Most businesses, large and small, can benefit from opening credit card accounts for their staff. The biggest benefit is for accounting, because by making purchases through plastic, it’s easy to track expenditure against your monthly statement: no more petty cash to worry about!
But just like a personal credit card, business cards often reward their owners in various ways too.
For example, if you or your staff travel regularly for meetings, training, or other business reasons, consider getting a card that specializes in executive travel. Such credit cards will usually offer a tailor made travel insurance package that’s right for business, along with other perks, like access to executive lounges in airports, deals on car hire, and, of course, travel miles.
Cash back credit cards are also popular for businesses, but choose one that makes sense. Remember, the value of cash back rewards will vary depending on what you buy with them. With a personal credit card, for example, you may get 5% cash back for groceries, and only 1% for other categories. A business credit card, on the other hand, will more likely be used for different types of purchases (travel expenses, office equipment, and so on). Make sure that the card you choose rewards categories that you’ll actually use!
When you’re considering a business credit card, find out if the issuer offers an online shopping mall, or partners with other suppliers that may benefit you. If the goods being offered are of interest to your business (especially regular purchases, like stationery), you could benefit from both convenience and significant discounts!
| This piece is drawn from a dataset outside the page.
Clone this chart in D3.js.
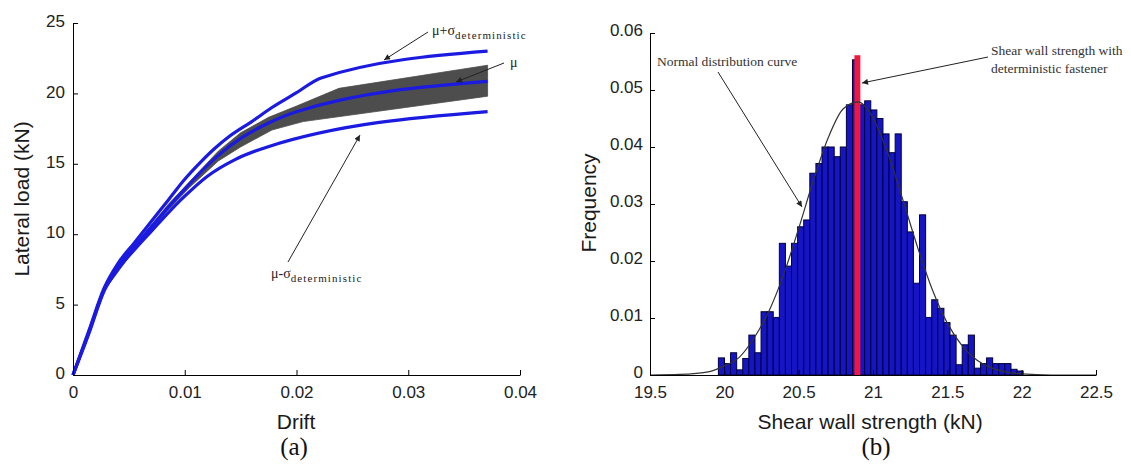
<!DOCTYPE html>
<html><head><meta charset="utf-8">
<script src="https://cdn.jsdelivr.net/npm/d3@7"></script>
<style>body{margin:0;background:#fff}svg{display:block}</style>
</head><body>
<svg id="c" width="1131" height="465"></svg>
<script>
// ---------- Panel (a): load-drift curves ----------
const upperDrift = [0,0.0014,0.0028,0.004,0.0055,0.007,0.0085,0.010,0.0114,0.0127,0.014,0.016,0.0178,0.020,0.0222,0.0371];
const upperLoad  = [0,3.1,6.2,7.9,9.4,10.9,12.4,13.9,15.1,16.1,16.95,18.0,19.0,20.05,21.1,23.0];
const meanDrift  = [0,0.0014,0.0028,0.004,0.0055,0.007,0.0085,0.010,0.0114,0.013,0.015,0.0175,0.020,0.0371];
const meanLoad   = [0,3.0,6.1,7.7,9.1,10.5,11.9,13.2,14.4,15.6,16.8,17.9,18.7,20.85];
const lowerDrift = [0,0.0014,0.0028,0.004,0.0055,0.007,0.0085,0.010,0.012,0.0145,0.0174,0.0371];
const lowerLoad  = [0,2.9,6.0,7.5,8.9,10.2,11.5,12.7,14.1,15.3,16.2,18.7];
const bandTopDrift = [0,0.0028,0.0055,0.0085,0.0104,0.013,0.015,0.0175,0.020,0.0238,0.0371];
const bandTopLoad  = [0,6.15,9.2,12.1,13.7,15.9,17.2,18.3,19.1,20.36,22.0];
const bandBotDrift = [0,0.0028,0.0055,0.0085,0.0104,0.013,0.015,0.0178,0.0206,0.0371];
const bandBotLoad  = [0,6.0,8.9,11.7,13.3,15.2,16.2,17.4,18.0,19.8];
const xTicksA = [0,0.01,0.02,0.03,0.04];
const xTickLabelsA = ["0","0.01","0.02","0.03","0.04"];
const yTicksA = [0,5,10,15,20,25];
const yTickLabelsA = ["0","5","10","15","20","25"];

// ---------- Panel (b): histogram ----------
const binMin = 19.96, binMax = 22.01;
const binFreq = [0.0030,0.0020,0.0039,0.0009,0.0029,0.0070,0.0039,0.0111,0.0111,0.0101,
                 0.0231,0.0191,0.0231,0.0260,0.0272,0.0354,0.0371,0.0400,0.0400,0.0383,
                 0.0400,0.0474,0.0553,0.0474,0.0481,0.0465,0.0450,0.0423,0.0390,0.0423,
                 0.0304,0.0251,0.0161,0.0281,0.0101,0.0132,0.0117,0.0092,0.0070,0.0018,
                 0.0053,0.0070,0.0012,0.0020,0.0030,0.0020,0.0020,0.0020,0.0010,0.0007];
const detStrength = 20.895, detFreq = 0.0561, detWidth = 0.04;
const normX = [19.5,19.7,19.9,20.0,20.1,20.2,20.3,20.4,20.5,20.6,20.7,20.8,20.9,21.0,21.1,21.2,21.3,21.4,21.5,21.6,21.7,21.8,21.9,22.0,22.2,22.5];
const normY = [0.0000,0.0001,0.0006,0.0016,0.0031,0.0065,0.0112,0.0177,0.0257,0.0342,0.0417,0.0467,0.0479,0.0451,0.0389,0.0308,0.0224,0.0149,0.0091,0.0051,0.0026,0.0012,0.0005,0.0002,0.0000,0.0000];
const xTicksB = [19.5,20,20.5,21,21.5,22,22.5];
const xTickLabelsB = ["19.5","20","20.5","21","21.5","22","22.5"];
const yTicksB = [0,0.01,0.02,0.03,0.04,0.05,0.06];
const yTickLabelsB = ["0","0.01","0.02","0.03","0.04","0.05","0.06"];

// ---------- drawing ----------
const svg = d3.select("#c");
const blue = "#1a1ae0", tickFont = "'Liberation Sans', Arial, sans-serif", serif = "'Liberation Serif','Times New Roman',serif";

const defs = svg.append("defs");
defs.append("marker").attr("id","ah").attr("viewBox","0 0 10 10").attr("refX",10).attr("refY",5)
  .attr("markerWidth",8).attr("markerHeight",6).attr("orient","auto").attr("markerUnits","userSpaceOnUse")
  .append("path").attr("d","M0,0L10,5L0,10z").attr("fill","#222");

function styleAxis(g){
  g.select(".domain").attr("stroke","#000").attr("stroke-width",1);
  g.selectAll(".tick line").attr("stroke","#000");
  g.selectAll(".tick text").attr("fill","#222").style("font-family",tickFont).style("font-size","17px");
}

// Panel a scales
const xA = d3.scaleLinear([0,0.04],[73,520]);
const yA = d3.scaleLinear([0,25],[375,23]);
const gA = svg.append("g");

const bandPts = bandTopDrift.map((d,i)=>[d,bandTopLoad[i]])
  .concat(bandBotDrift.map((d,i)=>[d,bandBotLoad[i]]).reverse());
gA.append("path").attr("d", d3.line().x(p=>xA(p[0])).y(p=>yA(p[1])).curve(d3.curveLinearClosed)(bandPts))
  .attr("fill","#4d4d4d").attr("stroke","#4d4d4d").attr("stroke-width",0.8);

const lineA = d3.line().x(p=>xA(p[0])).y(p=>yA(p[1])).curve(d3.curveMonotoneX);
[[upperDrift,upperLoad],[meanDrift,meanLoad],[lowerDrift,lowerLoad]].forEach(([dx,ly])=>{
  gA.append("path").attr("d", lineA(dx.map((d,i)=>[d,ly[i]])))
    .attr("fill","none").attr("stroke",blue).attr("stroke-width",3.2).attr("stroke-linejoin","round");
});

gA.append("g").attr("transform","translate(0,375)")
  .call(d3.axisBottom(xA).tickValues(xTicksA).tickFormat((d,i)=>xTickLabelsA[i]).tickSizeInner(-5).tickSizeOuter(0).tickPadding(11))
  .call(styleAxis);
gA.append("g").attr("transform","translate(73,0)")
  .call(d3.axisLeft(yA).tickValues(yTicksA).tickFormat((d,i)=>yTickLabelsA[i]).tickSizeInner(-5).tickSizeOuter(0).tickPadding(8))
  .call(styleAxis)
  .call(g=>g.selectAll(".tick text").attr("dy","0.22em"));

gA.append("text").attr("x",296).attr("y",429).attr("text-anchor","middle")
  .style("font-family",tickFont).style("font-size","21px").attr("fill","#1a1a1a").text("Drift");
gA.append("text").attr("transform","translate(29,199) rotate(-90)").attr("text-anchor","middle")
  .style("font-family",tickFont).style("font-size","21px").attr("fill","#1a1a1a").text("Lateral load (kN)");
gA.append("text").attr("x",294).attr("y",455).attr("text-anchor","middle")
  .style("font-family",serif).style("font-size","25px").attr("fill","#111").text("(a)");

function muSigma(g,x,y,main){
  const t = g.append("text").attr("x",x).attr("y",y).style("font-family",serif).attr("fill","#222");
  t.append("tspan").style("font-size","14px").text(main);
  t.append("tspan").attr("dy",4).style("font-size","11px").style("letter-spacing","1.1px").text("deterministic");
}
muSigma(gA,432,35,"μ+σ");
muSigma(gA,271,278,"μ-σ");
gA.append("text").attr("x",510).attr("y",67).style("font-family",serif).style("font-size","14px").attr("fill","#222").text("μ");

function arrow(g,x1,y1,x2,y2){
  g.append("line").attr("x1",x1).attr("y1",y1).attr("x2",x2).attr("y2",y2)
   .attr("stroke","#222").attr("stroke-width",1).attr("marker-end","url(#ah)");
}
arrow(gA,428,32,384,60);
arrow(gA,504,63,456,82);
arrow(gA,288,262,360,135);

// Panel b scales
const xB = d3.scaleLinear([19.5,22.5],[650,1096]);
const yB = d3.scaleLinear([0,0.06],[375,33]);
const gB = svg.append("g");
const binW = (binMax-binMin)/binFreq.length;
gB.selectAll("rect.bin").data(binFreq).join("rect").attr("class","bin")
  .attr("x",(d,i)=>xB(binMin+i*binW)).attr("width",(d,i)=>xB(binMin+(i+1)*binW)-xB(binMin+i*binW))
  .attr("y",d=>yB(d)).attr("height",d=>yB(0)-yB(d))
  .attr("fill","#1515c6").attr("stroke","#00003a").attr("stroke-width",1);
gB.append("rect").attr("x",xB(detStrength-detWidth/2)).attr("width",xB(detStrength+detWidth/2)-xB(detStrength-detWidth/2))
  .attr("y",yB(detFreq)).attr("height",yB(0)-yB(detFreq)).attr("fill","#f0173f");

gB.append("path").attr("d", d3.line().x((d,i)=>xB(normX[i])).y(d=>yB(d)).curve(d3.curveMonotoneX)(normY))
  .attr("fill","none").attr("stroke","#333").attr("stroke-width",1.2);

gB.append("g").attr("transform","translate(0,375)")
  .call(d3.axisBottom(xB).tickValues(xTicksB).tickFormat((d,i)=>xTickLabelsB[i]).tickSizeInner(-5).tickSizeOuter(0).tickPadding(11))
  .call(styleAxis);
gB.append("g").attr("transform","translate(650,0)")
  .call(d3.axisLeft(yB).tickValues(yTicksB).tickFormat((d,i)=>yTickLabelsB[i]).tickSizeInner(-5).tickSizeOuter(0).tickPadding(7))
  .call(styleAxis)
  .call(g=>g.selectAll(".tick text").attr("dy","0.15em"));

gB.append("text").attr("x",870).attr("y",429).attr("text-anchor","middle")
  .style("font-family",tickFont).style("font-size","21px").attr("fill","#1a1a1a").text("Shear wall strength (kN)");
gB.append("text").attr("transform","translate(596,203) rotate(-90)").attr("text-anchor","middle")
  .style("font-family",tickFont).style("font-size","21px").attr("fill","#1a1a1a").text("Frequency");
gB.append("text").attr("x",876).attr("y",455).attr("text-anchor","middle")
  .style("font-family",serif).style("font-size","25px").attr("fill","#111").text("(b)");

gB.append("text").attr("x",657).attr("y",66).style("font-family",serif).style("font-size","13.5px").attr("fill","#333").text("Normal distribution curve");
gB.append("text").attr("x",991).attr("y",55).style("font-family",serif).style("font-size","13.5px").attr("fill","#333").text("Shear wall strength with");
gB.append("text").attr("x",991).attr("y",73).style("font-family",serif).style("font-size","13.5px").attr("fill","#333").text("deterministic fastener");
arrow(gB,718,72,802,207);
arrow(gB,988,57,862,83);
</script>
</body></html>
Most of the precautions you would take when choosing a personal credit card will equally apply to a business card, for example:
- Are there annual fees, and are they worth paying? Sometimes they are, if other factors are favorable.
- If there’s an introductory interest rate (say, 0% APR for the first 6 months), find out the terms attached to that rate. Does it only apply to balance transfers, or new purchases also?
- What are the normal credit card terms, particularly APR, once any introductory offers have passed?
Other, business specific factors may also be worth investigating. Especially interesting is the option to get additional cards for your staff, particularly with no annual fee. Make sure you can set spending limits on each card according to your company’s needs.
In summary, most businesses work more efficiently with the right credit cards. Just make sure to ask yourself what benefit any prospective card will bring to the table. A wonderful personal credit card may not be such a good fit for business, but so long as you’re aware of that fact, you’re sure to choose an option that will work well for you and your company!